Catalytic hydrodeoxygenation of waste cooking oil into green diesel range hydrocarbons: From batch to continuous processing
Andrés Muñoz-Arjona, Alejandro Ayala-Cortés, Christian Di Stasi, Daniel Torres, J.L. Pinilla, I. Suelves
Abstract
• Green diesel production using batch and continuous reactors is studied. • Catalytic performance of Mo 2 C/CNF using stearic acid and real used cooking oil. • Higher Mo loading improves hydrodeoxygenation. • Yield of stearic acid to octadecane was 83 wt% (300 °C, 30 bar) in batch reactor. • HDO of waste cooking oil reached 82 wt% green diesel in continuous reactor. Green diesel produced via hydrodeoxygenation of oil and fat waste has emerged as a cleaner, higher quality product with better cold flow properties than traditional biodiesel. The development of non-sulfided catalysts for this process has attracted the attention of the research community.

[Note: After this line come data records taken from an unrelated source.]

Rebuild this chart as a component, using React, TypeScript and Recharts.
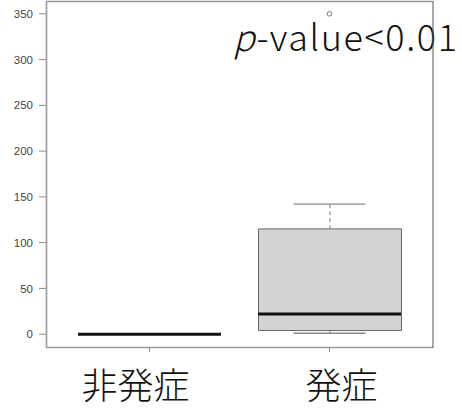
import React from "react";
import { ComposedChart, Bar, Scatter, XAxis, YAxis } from "recharts";

// group statistics
const groups = ["非発症", "発症"];
const whiskerLow = [0, 1];
const q1 = [0, 4];
const median = [0, 22];
const q3 = [0, 115];
const whiskerHigh = [0, 142];
const outliers: (number | null)[] = [null, 350];
const yTicks = [0, 50, 100, 150, 200, 250, 300, 350];

const data = groups.map((name, i) => ({
  name,
  box: [q1[i], q3[i]],
  upper: [q3[i], whiskerHigh[i]],
  lower: [whiskerLow[i], q1[i]],
  median: median[i],
  hi: whiskerHigh[i],
  lo: whiskerLow[i],
  outlier: outliers[i],
}));

const W = 462;
const H = 411;
const BOX_W = 143;
const LABEL_DX: Record<string, number> = { 非発症: -14, 発症: 12 };
const JP_FONT = '"Noto Sans CJK JP", "Noto Sans", sans-serif';

const Whisker = (props: any) => {
  const { x, y, width, height } = props;
  if (!height || !isFinite(y)) return null;
  const cx = x + width / 2;
  const top = Math.min(y, y + height);
  return (
    <line x1={cx} x2={cx} y1={top} y2={top + Math.abs(height)} stroke="#777" strokeWidth={1} strokeDasharray="4 3" />
  );
};

const hLine = (half: number, stroke: string, sw: number) => (props: any) => {
  const { cx, cy } = props;
  if (!isFinite(cx) || !isFinite(cy)) return null;
  return <line x1={cx - half} x2={cx + half} y1={cy} y2={cy} stroke={stroke} strokeWidth={sw} />;
};

const Outlier = (props: any) => {
  const { cx, cy, payload } = props;
  if (payload?.outlier == null || !isFinite(cy)) return null;
  return <circle cx={cx} cy={cy} r={2.3} fill="none" stroke="#777" strokeWidth={1} />;
};

const GroupTick = (props: any) => {
  const { x, y, payload } = props;
  return (
    <text
      x={x + (LABEL_DX[payload.value] ?? 0)}
      y={y + 29}
      textAnchor="middle"
      dominantBaseline="central"
      fontSize={36}
      fontFamily={JP_FONT}
      fontWeight={300}
      fill="#111"
    >
      {payload.value}
    </text>
  );
};

export default function App() {
  return (
    <div style={{ position: "relative", width: W, height: H, background: "#fff" }}>
      <style>{`body{margin:0}`}</style>
      <ComposedChart width={W} height={H} data={data} margin={{ top: 1, right: 29, left: 0, bottom: 0 }}>
        <XAxis
          dataKey="name"
          height={64}
          padding={{ left: 13.5, right: 13.5 }}
          axisLine={false}
          tickSize={5}
          tickLine={{ stroke: "#888" }}
          tick={<GroupTick />}
          interval={0}
        />
        <XAxis xAxisId="w1" dataKey="name" hide padding={{ left: 13.5, right: 13.5 }} />
        <XAxis xAxisId="w2" dataKey="name" hide padding={{ left: 13.5, right: 13.5 }} />
        <YAxis
          width={46}
          domain={[-14, 364]}
          ticks={yTicks}
          allowDataOverflow
          axisLine={false}
          tickSize={7}
          tickMargin={6}
          tickLine={{ stroke: "#888" }}
          tick={{ fill: "#444", fontSize: 11.5, fontFamily: '"Liberation Sans", Arial, sans-serif' }}
        />
        <Bar dataKey="box" barSize={BOX_W} fill="#d3d3d3" stroke="#666" strokeWidth={1} isAnimationActive={false} />
        <Bar xAxisId="w1" dataKey="upper" barSize={BOX_W} shape={<Whisker />} isAnimationActive={false} />
        <Bar xAxisId="w2" dataKey="lower" barSize={BOX_W} shape={<Whisker />} isAnimationActive={false} />
        <Scatter dataKey="hi" shape={hLine(36, "#888", 1.3)} isAnimationActive={false} />
        <Scatter dataKey="lo" shape={hLine(36, "#888", 1.3)} isAnimationActive={false} />
        <Scatter dataKey="median" shape={hLine(BOX_W / 2, "#111", 3)} isAnimationActive={false} />
        <Scatter dataKey="outlier" shape={<Outlier />} isAnimationActive={false} />
      </ComposedChart>
      <svg width={W} height={H} style={{ position: "absolute", left: 0, top: 0, pointerEvents: "none" }}>
        <text x={233} y={51} fontSize={36} fontFamily={JP_FONT} fontWeight={300} fill="#111" letterSpacing={1.6}>
          <tspan fontStyle="italic">p</tspan>-value&lt;0.01
        </text>
        <line x1={46.5} x2={46.5} y1={1} y2={348} stroke="#999" strokeWidth={1.6} />
        <line x1={46} x2={433} y1={347.5} y2={347.5} stroke="#999" strokeWidth={1.6} />
        <line x1={46} x2={433} y1={1.5} y2={1.5} stroke="#999" strokeWidth={1.6} />
        <line x1={433} x2={433} y1={1} y2={348} stroke="#555" strokeWidth={1} />
      </svg>
    </div>
  );
}
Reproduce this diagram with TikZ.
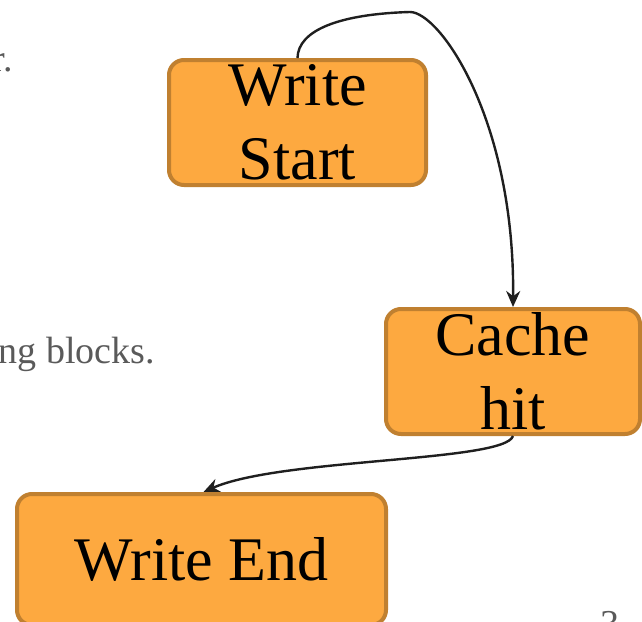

In this work, we demonstrate the potential of Mo 2 C catalysts supported on carbon nanofiber (CNF) in the HDO of used cooking oil. The effect of Mo loading and reaction temperature was analysed following an integrated approach: firstly, the catalyst performance was studied using stearic acid as a model compound in a batch reactor; then, the catalytic performance was evaluated in a trickled-bed reactor using waste cooking oil as feedstock. We demonstrated that the HDO of used cooking oil with Mo 2 C/CNF based catalysts was possible, obtaining high yields (86 mol %) to hydrocarbons in the range of green diesel. It was also stated that the direct HDO route was favoured over decarboxylation/decarbonylation routes. The catalytic performance obtained with different Mo containing catalyst was successfully correlated with the characterization results. The results gathered in this work represent a step forward in the use of Mo carbide catalysts in HDO processes and may pave the way for the deployment of this catalytic technology.